County law enforcement agencies don’t always agree that cross-commissioning is the answer.

“The problem is there’s no way that we can go patrol and afford to do it the Navajo Nation,” San Juan County Sheriff Ken Christensen said. “We barely have enough people to cover what we have. To go out there and do that would be taking away from the county.”

For example, tribal crimes in San Juan County are prosecuted in Shiprock or Crownpoint. If the county sent officers to the courts, it would face issues of steeper travel costs and fewer deputies on duty in the county.

The county contributed $500,000 to a substation built last year in the rural community of Dzilth-Na-O-Dith-Hle, south of Bloomfield. The station was touted as a place where officers of various agencies could collaborate and tackle crime in the checkerboard area.

One sheriff’s deputy lives near the substation, Christesen said. No San Juan County deputies are cross-commissioned to make arrests on reservation land.

The checkerboard, so named because of its patches of land under jumbled ownership, is a jurisdictional nightmare. Parcels of land are owned by the tribe, the state, the Bureau of Land Management and private citizens.

“The checkerboard area is such a complicated issue that it’s really no man’s land for jurisdiction,” Christesen said. “The tribe has some jurisdiction, we have some jurisdiction, and it’s confusing at the very best. Every section that you hop in and out of is a different jurisdiction.”

Christesen, who said cross-commissioning is not the answer for areas like the checkerboard region, encouraged the tribe to take steps internally to build up its law enforcement capabilities. Such actions include recruiting and retaining more officers, he said.

Christesen also is calling for clarification from the Supreme Court on reservation jurisdiction. While county officers respond to every emergency, even on tribal land, their hands are tied when it comes to making arrests, gathering evidence or prosecuting crimes on the reservation.

County certification with the Bureau of Indian Affairs, however, would allow federal charges for crimes committed on reservation land, Christesen said.

“Those people, what happens is they are the ones that suffer because of the uncertainty on jurisdiction, and they deserve police services just like everyone else,” he said. “Those people out there, whether in the checkerboard area or on the reservation, they deserve to be protected.”

According to the agreement signed by the Nation and Socorro and McKinley counties, deputies must complete 16 hours of training to become cross-commissioned.
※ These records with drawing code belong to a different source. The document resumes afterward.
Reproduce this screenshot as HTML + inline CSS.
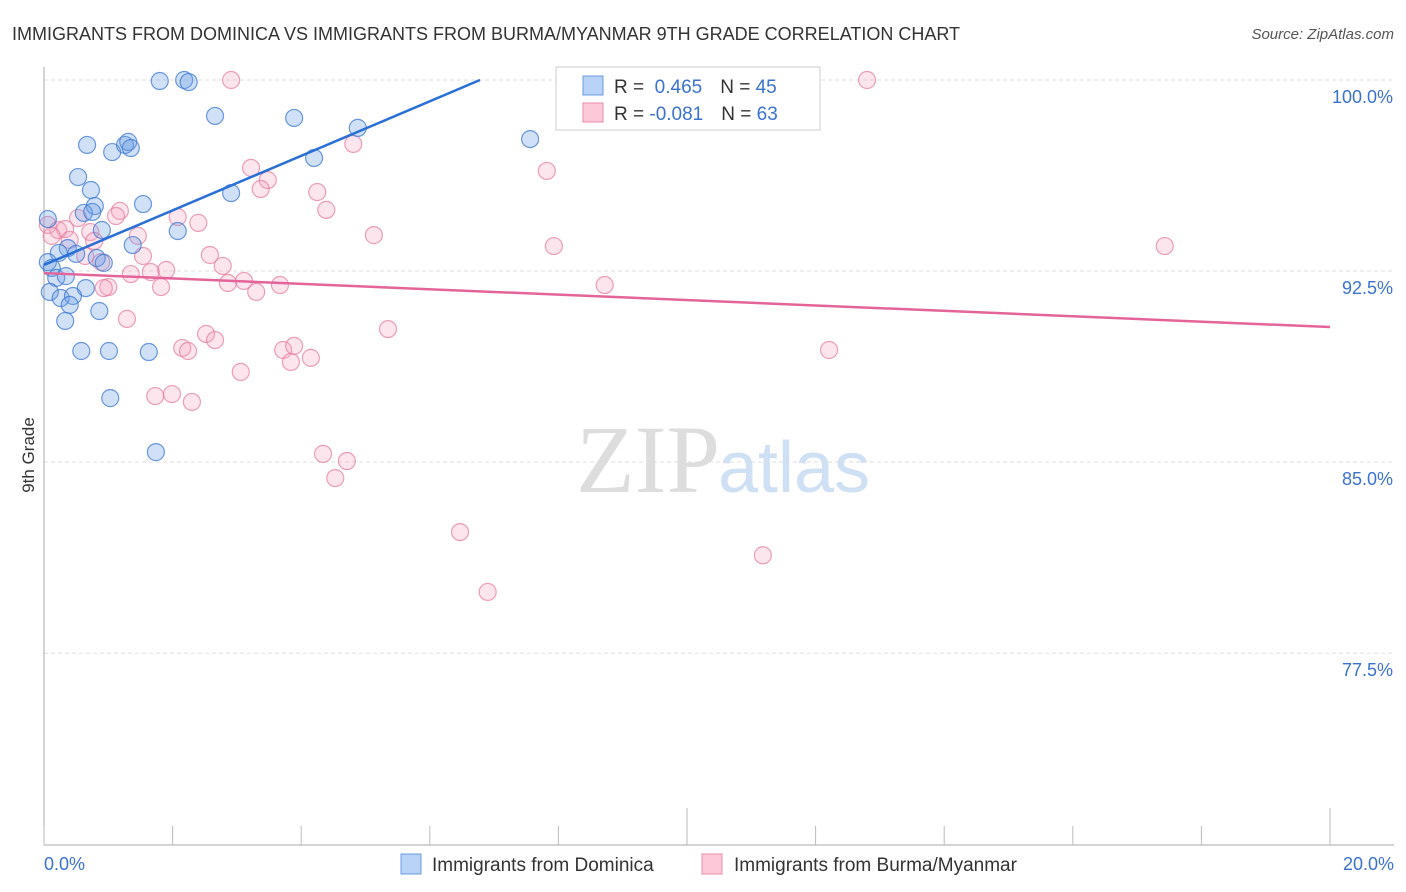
<!DOCTYPE html>
<html><head><meta charset="utf-8"><style>
body{margin:0;background:#fff;font-family:"Liberation Sans",sans-serif;}
svg{display:block}
</style></head><body>
<svg id="chart" width="1406" height="892" xmlns="http://www.w3.org/2000/svg">
<text x="12" y="40" font-size="18" fill="#333">IMMIGRANTS FROM DOMINICA VS IMMIGRANTS FROM BURMA/MYANMAR 9TH GRADE CORRELATION CHART</text>
<text x="1394" y="39" font-size="15" fill="#555" font-style="italic" text-anchor="end">Source: ZipAtlas.com</text>
<text x="720" y="492" font-size="96" fill="#ddd" text-anchor="end" font-family="Liberation Serif,serif">ZIP</text>
<text x="718" y="492" font-size="72" fill="#cfe0f5">atlas</text>
<g id="grid"></g>
<g id="axes"></g>
<g id="marks"></g>
<text transform="translate(34,455) rotate(-90)" font-size="17" fill="#333" text-anchor="middle">9th Grade</text>
<g>
<rect x="556" y="67" width="264" height="63" fill="#fff" stroke="#ccc"/>
<rect x="583" y="76" width="20" height="19" fill="#b8d3f5" stroke="#6a9be0"/>
<rect x="583" y="103" width="20" height="19" fill="#fbc9d8" stroke="#e88aa8"/>
<text x="614" y="93" font-size="19" fill="#333">R = <tspan fill="#3a72d0">&#160;0.465</tspan><tspan dx="18">N = </tspan><tspan fill="#3a72d0">45</tspan></text>
<text x="614" y="120" font-size="19" fill="#333">R = <tspan fill="#3a72d0">-0.081</tspan><tspan dx="18">N = </tspan><tspan fill="#3a72d0">63</tspan></text>
</g>
<g>
<rect x="401" y="854" width="20" height="20" fill="#b8d3f5" stroke="#6a9be0"/>
<text x="432" y="871" font-size="19" fill="#333">Immigrants from Dominica</text>
<rect x="702" y="854" width="20" height="20" fill="#fbc9d8" stroke="#e88aa8"/>
<text x="734" y="871" font-size="19" fill="#333">Immigrants from Burma/Myanmar</text>
</g>
</svg>
<script>
const blueX=[1.80,2.18,2.25,2.66,3.89,0.67,1.06,1.26,1.31,1.35,4.88,4.20,7.56,0.53,0.73,0.79,0.62,0.75,1.54,2.91,0.06,2.08,0.90,1.38,0.37,0.23,0.50,0.06,0.12,0.82,0.93,0.19,0.34,0.65,0.09,0.26,0.45,0.40,0.86,0.33,0.58,1.01,1.63,1.03,1.74];
const blueY=[99.96,100,99.92,98.59,98.51,97.45,97.17,97.45,97.57,97.33,98.12,96.94,97.68,96.19,95.68,95.05,94.78,94.82,95.13,95.56,94.54,94.07,94.11,93.52,93.40,93.21,93.17,92.85,92.62,93.01,92.82,92.23,92.30,91.83,91.68,91.44,91.52,91.17,90.93,90.54,89.36,89.36,89.32,87.51,85.39];
const pinkX=[2.91,9.98,12.80,4.81,7.82,3.22,3.48,3.37,4.25,4.39,1.18,1.12,2.08,2.40,0.53,0.06,0.22,0.33,0.12,0.72,0.40,0.78,1.46,5.13,7.93,17.43,0.64,0.89,1.54,2.58,2.78,1.90,1.66,1.35,2.86,3.11,3.67,3.30,1.82,1.00,0.93,8.72,1.29,5.35,2.52,2.66,2.15,2.24,3.72,3.89,4.15,3.84,12.21,3.06,1.73,1.99,2.30,4.34,4.71,4.53,6.47,11.18,6.90];
const pinkY=[100,100,100,97.49,96.43,96.55,96.07,95.72,95.60,94.90,94.86,94.66,94.62,94.39,94.58,94.31,94.11,94.15,93.88,94.03,93.72,93.68,93.88,93.91,93.48,93.48,93.09,92.85,93.09,93.13,92.70,92.54,92.46,92.38,92.03,92.11,91.95,91.68,91.87,91.87,91.83,91.95,90.62,90.22,90.03,89.79,89.48,89.36,89.40,89.56,89.09,88.93,89.40,88.54,87.59,87.67,87.36,85.32,85.04,84.37,82.25,81.34,79.90];
const blueTrend=[[0,92.74],[6.78,100]];
const pinkTrend=[[0,92.42],[20,90.3]];
const yTicks=[100,92.5,85,77.5];
const yTickLabels=["100.0%","92.5%","85.0%","77.5%"];
const xTicks=[0,2,4,6,8,10,12,14,16,18,20];
const NS="http://www.w3.org/2000/svg";
const sx=v=>44+v*64.3, sy=v=>80+(100-v)*25.47;
function mk(tag,attrs,parent){const e=document.createElementNS(NS,tag);for(const k in attrs)e.setAttribute(k,attrs[k]);parent.appendChild(e);return e;}
const grid=document.getElementById('grid'),axes=document.getElementById('axes'),marks=document.getElementById('marks');
yTicks.forEach((t,i)=>{
 const l=mk('line',{x1:44,x2:1394,y1:sy(t),y2:sy(t),stroke:'#ddd','stroke-dasharray':'4,3'},grid);
 
 
 const tx=mk('text',{x:1393,y:sy(t)+23,'font-size':18,fill:'#3a72d0','text-anchor':'end'},axes);
 tx.textContent=yTickLabels[i];
 
 
});
const ya=mk('line',{x1:44,x2:44,y1:67,y2:845,stroke:'#aaa'},axes);


const xa=mk('line',{x1:44,x2:1394,y1:845,y2:845,stroke:'#aaa'},axes);


xTicks.forEach(t=>{
 const tall=(t===10||t===20);
 const l=mk('line',{x1:sx(t),x2:sx(t),y1:tall?808:826,y2:845,stroke:'#bbb'},axes);
 
 
});
[[0,'0.0%','start',44],[20,'20.0%','end',1394]].forEach(a=>{
 const tx=mk('text',{x:a[3],y:870,'font-size':18,fill:'#3a72d0','text-anchor':a[2]},axes);
 tx.textContent=a[1];
 
 
});
function pts(X,Y,fill,stroke,name){X.forEach((x,i)=>{
 const c=mk('circle',{cx:sx(x),cy:sy(Y[i]),r:8.5,fill:fill,stroke:stroke,'stroke-width':1.2},marks);
 
 
});}
pts(pinkX,pinkY,'rgba(245,160,190,0.28)','rgba(230,120,155,0.7)','burma-point');
pts(blueX,blueY,'rgba(110,160,230,0.32)','rgba(60,120,210,0.75)','dominica-point');
const bl=mk('line',{x1:sx(blueTrend[0][0]),y1:sy(blueTrend[0][1]),x2:sx(blueTrend[1][0]),y2:sy(blueTrend[1][1]),stroke:'#2a6fd6','stroke-width':2.5},marks);


const pl=mk('line',{x1:sx(pinkTrend[0][0]),y1:sy(pinkTrend[0][1]),x2:sx(pinkTrend[1][0]),y2:sy(pinkTrend[1][1]),stroke:'#e4649a','stroke-width':2.5},marks);


</script>
</body></html>
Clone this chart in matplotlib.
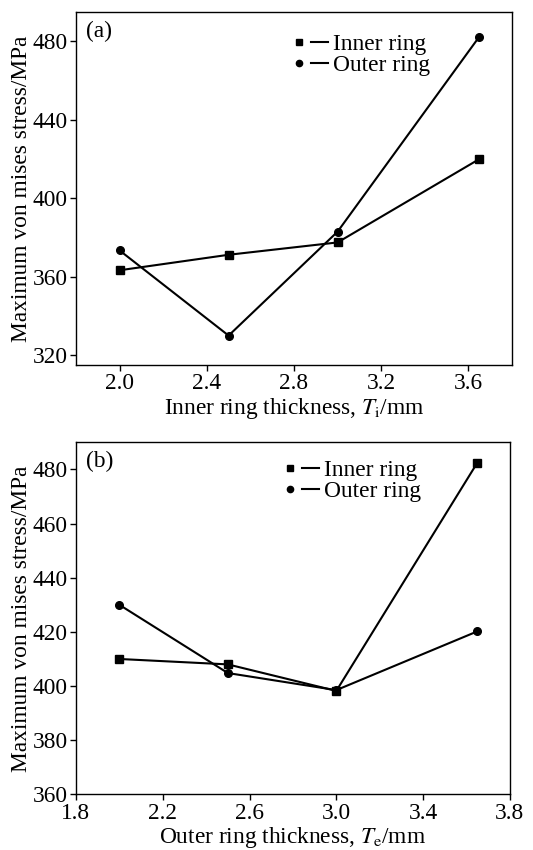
import numpy as np
import matplotlib
matplotlib.use('Agg')
import matplotlib.pyplot as plt
from matplotlib.lines import Line2D
from matplotlib.legend_handler import HandlerTuple

plt.rcParams['font.family'] = 'Liberation Serif'
plt.rcParams['mathtext.fontset'] = 'stix'

# (a) varying inner ring thickness
thick_a = [2.0, 2.5, 3.0, 3.65]
inner_a = [363.3, 371.2, 377.5, 420.0]
outer_a = [373.4, 330.0, 383.0, 482.4]

# (b) varying outer ring thickness
thick_b = [2.0, 2.5, 3.0, 3.65]
inner_b = [410.0, 408.0, 398.2, 482.5]
outer_b = [430.0, 404.8, 398.5, 420.2]

fig = plt.figure(figsize=(5.33, 8.5), dpi=100)
ax1 = fig.add_axes([0.1426, 0.5706, 0.818, 0.4153])
ax2 = fig.add_axes([0.1426, 0.0655, 0.814, 0.414])

FS = 16.8


def draw(ax, x, inner, outer, tag, xlabel, ylim, yticks, xticks, leg_anchor):
    ax.plot(x, inner, color='black', lw=1.5, marker='s', ms=6)
    ax.plot(x, outer, color='black', lw=1.5, marker='o', ms=5.5)
    ax.set_xlim(1.8, 3.8)
    ax.set_ylim(*ylim)
    ax.set_xticks(xticks)
    ax.set_yticks(yticks)
    ax.set_xticklabels([f'{v:.1f}' for v in xticks])
    ax.tick_params(direction='out', length=4, width=1, labelsize=FS,
                   pad=2, top=False, right=False)
    for s in ax.spines.values():
        s.set_linewidth(1.0)
    ax.set_xlabel(xlabel, fontsize=FS, labelpad=1)
    ax.set_ylabel('Maximum von mises stress/MPa', fontsize=FS, labelpad=0.5)
    ax.text(0.022, 0.975, tag, transform=ax.transAxes, fontsize=FS,
            va='top', ha='left')

    sq = Line2D([], [], color='black', marker='s', ms=4.5, ls='none')
    dot = Line2D([], [], color='black', marker='o', ms=4.5, ls='none')
    ln = Line2D([], [], color='black', lw=1.5)
    ax.legend([(sq, ln), (dot, ln)], ['Inner ring', 'Outer ring'],
              handler_map={tuple: HandlerTuple(ndivide=None, pad=0.15)},
              loc='upper left', bbox_to_anchor=leg_anchor, frameon=False,
              fontsize=FS, handlelength=1.6, handletextpad=0.2,
              labelspacing=0.0, borderpad=0.3)


draw(ax1, thick_a, inner_a, outer_a, '(a)',
     'Inner ring thickness, $T_{\\rm i}$/mm', (315, 495),
     [320, 360, 400, 440, 480], [2.0, 2.4, 2.8, 3.2, 3.6], (0.45, 0.992))
draw(ax2, thick_b, inner_b, outer_b, '(b)',
     'Outer ring thickness, $T_{\\rm e}$/mm', (360, 490),
     [360, 380, 400, 420, 440, 460, 480], [1.8, 2.2, 2.6, 3.0, 3.4, 3.8],
     (0.431, 1.004))

fig.savefig('out.png', dpi=100)
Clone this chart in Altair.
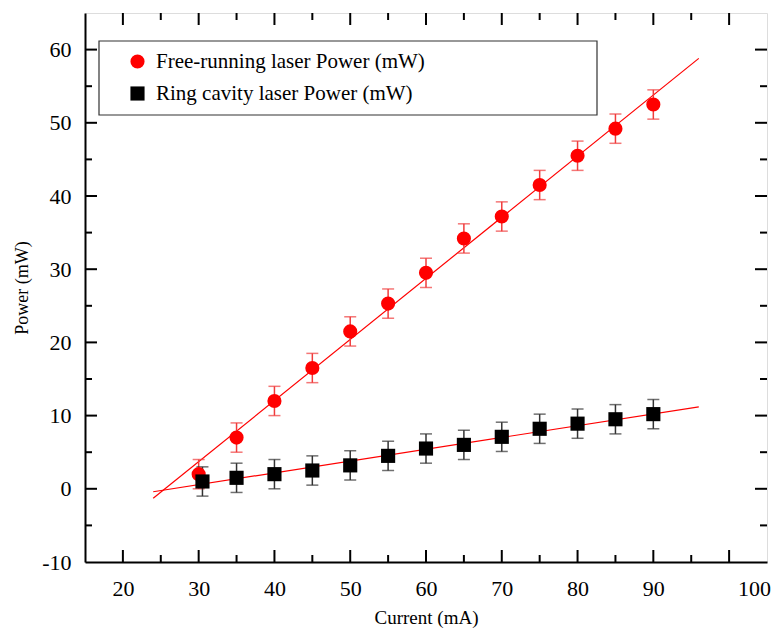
import altair as alt
import pandas as pd

# ---- data ----
current_free = [30, 35, 40, 45, 50, 55, 60, 65, 70, 75, 80, 85, 90]
power_free = [2.0, 7.0, 12.0, 16.5, 21.5, 25.3, 29.5, 34.2, 37.2, 41.5, 45.5, 49.2, 52.5]
err_free = [2.0] * 13

current_ring = [30.5, 35, 40, 45, 50, 55, 60, 65, 70, 75, 80, 85, 90]
power_ring = [1.0, 1.5, 2.0, 2.5, 3.2, 4.5, 5.5, 6.0, 7.1, 8.2, 8.9, 9.5, 10.2]
err_ring = [2.0] * 13

fit_x = [24.0, 96.0]
fit_free_y = [-1.3, 58.8]
fit_ring_y = [-0.4, 11.2]

series_names = ["Free-running laser Power (mW)", "Ring cavity laser Power (mW)"]
series_colors = ["#ff0000", "#000000"]
err_colors = ["#f03c3c", "#333333"]
series_shapes = ["circle", "square"]

x_major = [20, 30, 40, 50, 60, 70, 80, 90, 100]
x_minor = [25, 35, 45, 55, 65, 75, 85, 95]
y_major = [0, 10, 20, 30, 40, 50, 60]
y_minor = [-5, 5, 15, 25, 35, 45, 55]
x_label_values = [20, 30, 40, 50, 60, 70, 80, 90, 103.3]
y_label_values = [-10, 0, 10, 20, 30, 40, 50, 60]

W, H = 682, 549
FONT = "Liberation Serif"

# ---- tables ----
pts = pd.DataFrame({
    "current": current_free + current_ring,
    "power": power_free + power_ring,
    "lo": [p - e for p, e in zip(power_free, err_free)] + [p - e for p, e in zip(power_ring, err_ring)],
    "hi": [p + e for p, e in zip(power_free, err_free)] + [p + e for p, e in zip(power_ring, err_ring)],
    "series": [series_names[0]] * len(current_free) + [series_names[1]] * len(current_ring),
})
fits = pd.DataFrame({
    "current": fit_x + fit_x,
    "power": fit_free_y + fit_ring_y,
    "series": [series_names[0]] * 2 + [series_names[1]] * 2,
})

xs = alt.Scale(domain=[15, 105], nice=False, zero=False)
ys = alt.Scale(domain=[-10, 65], nice=False, zero=False)

x_axis = alt.Axis(
    values=x_label_values, labelExpr="datum.value > 100 ? '100' : '' + datum.value",
    ticks=False, grid=False, domainColor="black", domainWidth=2,
    labelFont=FONT, labelFontSize=22, labelColor="black", labelPadding=16,
    title="Current (mA)", titleFont=FONT, titleFontSize=19, titleFontWeight="normal",
    titleColor="black", titlePadding=9,
)
y_axis = alt.Axis(
    values=y_label_values, labelExpr="'' + datum.value",
    ticks=False, grid=False, domainColor="black", domainWidth=2,
    labelFont=FONT, labelFontSize=22, labelColor="black", labelPadding=14,
    title="Power (mW)", titleFont=FONT, titleFontSize=18, titleFontWeight="normal",
    titleColor="black", titlePadding=10,
)

X = alt.X("current:Q", scale=xs, axis=x_axis)
Y = alt.Y("power:Q", scale=ys, axis=y_axis)

layers = []
for i, name in enumerate(series_names):
    layers.append(alt.Chart(fits).transform_filter(alt.datum.series == name).mark_line(
        color="#ff0000", strokeWidth=1.2).encode(x=X, y=Y))

for i, name in enumerate(series_names):
    b = alt.Chart(pts).transform_filter(alt.datum.series == name)
    layers.append(b.mark_rule(strokeWidth=1.5, color=err_colors[i]).encode(
        x="current:Q", y="lo:Q", y2="hi:Q"))
    layers.append(b.mark_tick(orient="horizontal", size=12, thickness=1.5, color=err_colors[i]).encode(
        x="current:Q", y="lo:Q"))
    layers.append(b.mark_tick(orient="horizontal", size=12, thickness=1.5, color=err_colors[i]).encode(
        x="current:Q", y="hi:Q"))

points = alt.Chart(pts).mark_point(filled=True, opacity=1, size=200).encode(
    x="current:Q", y="power:Q",
    color=alt.Color("series:N", scale=alt.Scale(domain=series_names, range=series_colors),
                    legend=alt.Legend(title=None, orient="none", legendX=42, legendY=38,
                                      labelFont=FONT, labelFontSize=21, labelColor="black",
                                      labelLimit=0, symbolSize=200, rowPadding=10,
                                      labelOffset=8, symbolStrokeWidth=0)),
    shape=alt.Shape("series:N", scale=alt.Scale(domain=series_names, range=series_shapes)),
)
layers.append(points)

# legend frame
layers.append(alt.Chart(pd.DataFrame({"k": [0]})).mark_rect(
    fill=None, stroke="#333333", strokeWidth=1.2).encode(
    x=alt.value(14), x2=alt.value(512), y=alt.value(28), y2=alt.value(102)))

# inward ticks
def tick_layer(vals, orient, length):
    d = alt.Chart(pd.DataFrame({"v": vals}))
    m = d.mark_rule(color="black", strokeWidth=2)
    if orient == "bottom":
        return m.encode(x=alt.X("v:Q"), y=alt.value(H), y2=alt.value(H - length))
    if orient == "top":
        return m.encode(x=alt.X("v:Q"), y=alt.value(0), y2=alt.value(length))
    if orient == "left":
        return m.encode(y=alt.Y("v:Q"), x=alt.value(0), x2=alt.value(length))
    return m.encode(y=alt.Y("v:Q"), x=alt.value(W), x2=alt.value(W - length))

for o in ["bottom", "top"]:
    layers.append(tick_layer(x_major, o, 12))
    layers.append(tick_layer(x_minor, o, 7))
for o in ["left", "right"]:
    layers.append(tick_layer(y_major, o, 12))
    layers.append(tick_layer(y_minor, o, 7))

chart = alt.layer(*layers).properties(
    width=W, height=H,
    autosize=alt.AutoSizeParams(type="none"),
    padding={"left": 77, "top": 5, "right": 6, "bottom": 70},
).configure_view(
    stroke="black", strokeWidth=2
).configure(background="white")

chart.save("out.html", embed_options={"renderer": "svg", "actions": False})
Once the training is complete, they immediately can begin patrolling reservation communities.

Training includes federal Indian law, the federal Tribal Law and Order Act and Navajo Nation criminal code. It also includes laws on children and motor vehicles, as well as information on Navajo history, language, culture and clanship.

The agreement states it is “to prevent each jurisdiction from becoming a sanctuary for the violators of the laws of the other to prevent interjurisdictional flight and to foster greater respect for the laws of each jurisdiction by the more certain application thereof.”